-------- INFORMATION SHOWN --------

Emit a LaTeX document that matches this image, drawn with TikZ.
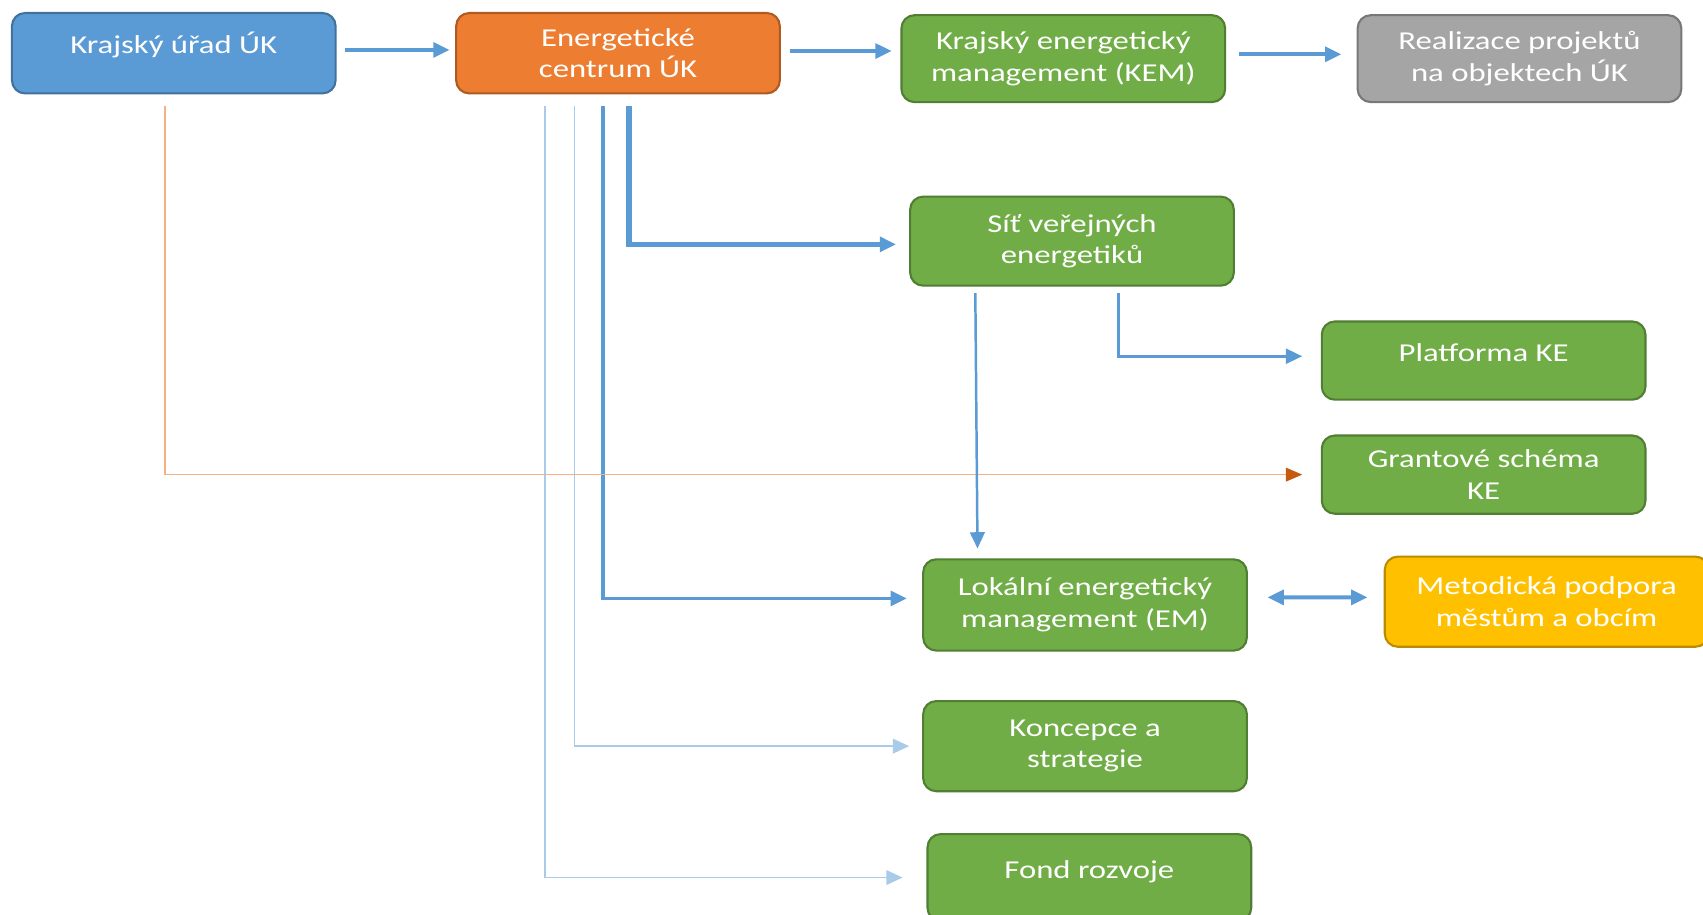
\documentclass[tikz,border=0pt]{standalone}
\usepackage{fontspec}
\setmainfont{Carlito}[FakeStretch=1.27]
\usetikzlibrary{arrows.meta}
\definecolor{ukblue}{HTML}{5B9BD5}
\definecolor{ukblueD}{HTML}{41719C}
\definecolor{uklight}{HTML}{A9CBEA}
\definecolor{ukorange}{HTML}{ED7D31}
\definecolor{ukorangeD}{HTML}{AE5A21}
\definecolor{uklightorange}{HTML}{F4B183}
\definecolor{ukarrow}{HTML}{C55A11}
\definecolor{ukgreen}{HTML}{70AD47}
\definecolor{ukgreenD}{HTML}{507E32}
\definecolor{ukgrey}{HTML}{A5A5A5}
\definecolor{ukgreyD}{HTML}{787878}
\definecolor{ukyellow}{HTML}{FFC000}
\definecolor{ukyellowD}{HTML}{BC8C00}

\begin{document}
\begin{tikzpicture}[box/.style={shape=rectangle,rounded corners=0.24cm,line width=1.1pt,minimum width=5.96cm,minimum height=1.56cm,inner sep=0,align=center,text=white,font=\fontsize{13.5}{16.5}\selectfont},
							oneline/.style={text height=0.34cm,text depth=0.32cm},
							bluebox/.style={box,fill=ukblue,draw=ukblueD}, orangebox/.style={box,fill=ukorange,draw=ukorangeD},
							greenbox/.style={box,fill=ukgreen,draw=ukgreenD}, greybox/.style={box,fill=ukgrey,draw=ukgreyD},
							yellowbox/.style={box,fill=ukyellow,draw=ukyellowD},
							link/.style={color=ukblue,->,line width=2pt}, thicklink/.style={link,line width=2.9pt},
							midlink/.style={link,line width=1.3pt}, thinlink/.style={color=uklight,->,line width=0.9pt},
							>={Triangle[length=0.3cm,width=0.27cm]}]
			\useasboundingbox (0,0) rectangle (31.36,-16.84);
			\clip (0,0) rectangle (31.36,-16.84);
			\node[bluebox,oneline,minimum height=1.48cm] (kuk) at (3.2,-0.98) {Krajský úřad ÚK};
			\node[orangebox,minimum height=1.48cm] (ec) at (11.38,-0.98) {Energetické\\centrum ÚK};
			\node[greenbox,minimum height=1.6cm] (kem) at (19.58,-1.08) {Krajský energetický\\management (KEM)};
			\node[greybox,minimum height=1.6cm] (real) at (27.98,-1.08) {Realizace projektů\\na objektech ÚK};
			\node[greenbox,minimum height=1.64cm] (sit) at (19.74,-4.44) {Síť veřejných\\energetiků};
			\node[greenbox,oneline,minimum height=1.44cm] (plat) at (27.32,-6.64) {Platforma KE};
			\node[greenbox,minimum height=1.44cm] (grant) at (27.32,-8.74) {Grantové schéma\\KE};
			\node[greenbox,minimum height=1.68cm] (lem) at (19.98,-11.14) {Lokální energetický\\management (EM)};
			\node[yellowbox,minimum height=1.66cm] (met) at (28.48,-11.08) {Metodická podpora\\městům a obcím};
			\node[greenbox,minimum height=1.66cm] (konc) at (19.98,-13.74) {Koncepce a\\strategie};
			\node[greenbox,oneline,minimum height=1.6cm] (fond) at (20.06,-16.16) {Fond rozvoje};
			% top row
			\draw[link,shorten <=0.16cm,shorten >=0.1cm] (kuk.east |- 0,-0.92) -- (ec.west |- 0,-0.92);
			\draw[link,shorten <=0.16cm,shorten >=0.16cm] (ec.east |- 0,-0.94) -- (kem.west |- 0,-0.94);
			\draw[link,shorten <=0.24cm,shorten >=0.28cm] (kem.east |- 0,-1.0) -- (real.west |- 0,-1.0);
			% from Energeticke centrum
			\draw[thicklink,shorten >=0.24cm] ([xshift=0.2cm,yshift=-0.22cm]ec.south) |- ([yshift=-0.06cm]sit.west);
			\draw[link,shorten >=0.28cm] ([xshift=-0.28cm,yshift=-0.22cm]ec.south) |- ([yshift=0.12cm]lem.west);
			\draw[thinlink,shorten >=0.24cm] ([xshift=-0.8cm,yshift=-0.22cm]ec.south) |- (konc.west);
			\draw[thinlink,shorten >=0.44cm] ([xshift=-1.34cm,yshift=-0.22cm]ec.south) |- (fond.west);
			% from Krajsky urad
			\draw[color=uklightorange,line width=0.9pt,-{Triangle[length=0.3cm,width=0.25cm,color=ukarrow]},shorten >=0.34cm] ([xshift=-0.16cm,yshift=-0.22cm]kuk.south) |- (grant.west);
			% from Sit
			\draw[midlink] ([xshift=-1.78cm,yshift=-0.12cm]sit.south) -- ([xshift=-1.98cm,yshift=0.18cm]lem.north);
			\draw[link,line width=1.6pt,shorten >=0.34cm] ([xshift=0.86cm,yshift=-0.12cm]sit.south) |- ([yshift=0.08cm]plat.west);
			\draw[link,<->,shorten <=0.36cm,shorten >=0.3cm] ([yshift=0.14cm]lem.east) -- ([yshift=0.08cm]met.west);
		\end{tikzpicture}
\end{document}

--------

GIVEN INSTRUCTION:
Produce an exact copy of each line of data, skipping embedded images.

OUTPUT OF THE EXERCISE:
Emit a LaTeX document that matches this image, drawn with TikZ.
\documentclass[tikz,border=0pt]{standalone}
\usepackage{fontspec}
\setmainfont{Carlito}[FakeStretch=1.27]
\usetikzlibrary{arrows.meta}
\definecolor{ukblue}{HTML}{5B9BD5}
\definecolor{ukblueD}{HTML}{41719C}
\definecolor{uklight}{HTML}{A9CBEA}
\definecolor{ukorange}{HTML}{ED7D31}
\definecolor{ukorangeD}{HTML}{AE5A21}
\definecolor{uklightorange}{HTML}{F4B183}
\definecolor{ukarrow}{HTML}{C55A11}
\definecolor{ukgreen}{HTML}{70AD47}
\definecolor{ukgreenD}{HTML}{507E32}
\definecolor{ukgrey}{HTML}{A5A5A5}
\definecolor{ukgreyD}{HTML}{787878}
\definecolor{ukyellow}{HTML}{FFC000}
\definecolor{ukyellowD}{HTML}{BC8C00}

\begin{document}
\begin{tikzpicture}[box/.style={shape=rectangle,rounded corners=0.24cm,line width=1.1pt,minimum width=5.96cm,minimum height=1.56cm,inner sep=0,align=center,text=white,font=\fontsize{13.5}{16.5}\selectfont},
							oneline/.style={text height=0.34cm,text depth=0.32cm},
							bluebox/.style={box,fill=ukblue,draw=ukblueD}, orangebox/.style={box,fill=ukorange,draw=ukorangeD},
							greenbox/.style={box,fill=ukgreen,draw=ukgreenD}, greybox/.style={box,fill=ukgrey,draw=ukgreyD},
							yellowbox/.style={box,fill=ukyellow,draw=ukyellowD},
							link/.style={color=ukblue,->,line width=2pt}, thicklink/.style={link,line width=2.9pt},
							midlink/.style={link,line width=1.3pt}, thinlink/.style={color=uklight,->,line width=0.9pt},
							>={Triangle[length=0.3cm,width=0.27cm]}]
			\useasboundingbox (0,0) rectangle (31.36,-16.84);
			\clip (0,0) rectangle (31.36,-16.84);
			\node[bluebox,oneline,minimum height=1.48cm] (kuk) at (3.2,-0.98) {Krajský úřad ÚK};
			\node[orangebox,minimum height=1.48cm] (ec) at (11.38,-0.98) {Energetické\\centrum ÚK};
			\node[greenbox,minimum height=1.6cm] (kem) at (19.58,-1.08) {Krajský energetický\\management (KEM)};
			\node[greybox,minimum height=1.6cm] (real) at (27.98,-1.08) {Realizace projektů\\na objektech ÚK};
			\node[greenbox,minimum height=1.64cm] (sit) at (19.74,-4.44) {Síť veřejných\\energetiků};
			\node[greenbox,oneline,minimum height=1.44cm] (plat) at (27.32,-6.64) {Platforma KE};
			\node[greenbox,minimum height=1.44cm] (grant) at (27.32,-8.74) {Grantové schéma\\KE};
			\node[greenbox,minimum height=1.68cm] (lem) at (19.98,-11.14) {Lokální energetický\\management (EM)};
			\node[yellowbox,minimum height=1.66cm] (met) at (28.48,-11.08) {Metodická podpora\\městům a obcím};
			\node[greenbox,minimum height=1.66cm] (konc) at (19.98,-13.74) {Koncepce a\\strategie};
			\node[greenbox,oneline,minimum height=1.6cm] (fond) at (20.06,-16.16) {Fond rozvoje};
			% top row
			\draw[link,shorten <=0.16cm,shorten >=0.1cm] (kuk.east |- 0,-0.92) -- (ec.west |- 0,-0.92);
			\draw[link,shorten <=0.16cm,shorten >=0.16cm] (ec.east |- 0,-0.94) -- (kem.west |- 0,-0.94);
			\draw[link,shorten <=0.24cm,shorten >=0.28cm] (kem.east |- 0,-1.0) -- (real.west |- 0,-1.0);
			% from Energeticke centrum
			\draw[thicklink,shorten >=0.24cm] ([xshift=0.2cm,yshift=-0.22cm]ec.south) |- ([yshift=-0.06cm]sit.west);
			\draw[link,shorten >=0.28cm] ([xshift=-0.28cm,yshift=-0.22cm]ec.south) |- ([yshift=0.12cm]lem.west);
			\draw[thinlink,shorten >=0.24cm] ([xshift=-0.8cm,yshift=-0.22cm]ec.south) |- (konc.west);
			\draw[thinlink,shorten >=0.44cm] ([xshift=-1.34cm,yshift=-0.22cm]ec.south) |- (fond.west);
			% from Krajsky urad
			\draw[color=uklightorange,line width=0.9pt,-{Triangle[length=0.3cm,width=0.25cm,color=ukarrow]},shorten >=0.34cm] ([xshift=-0.16cm,yshift=-0.22cm]kuk.south) |- (grant.west);
			% from Sit
			\draw[midlink] ([xshift=-1.78cm,yshift=-0.12cm]sit.south) -- ([xshift=-1.98cm,yshift=0.18cm]lem.north);
			\draw[link,line width=1.6pt,shorten >=0.34cm] ([xshift=0.86cm,yshift=-0.12cm]sit.south) |- ([yshift=0.08cm]plat.west);
			\draw[link,<->,shorten <=0.36cm,shorten >=0.3cm] ([yshift=0.14cm]lem.east) -- ([yshift=0.08cm]met.west);
		\end{tikzpicture}
\end{document}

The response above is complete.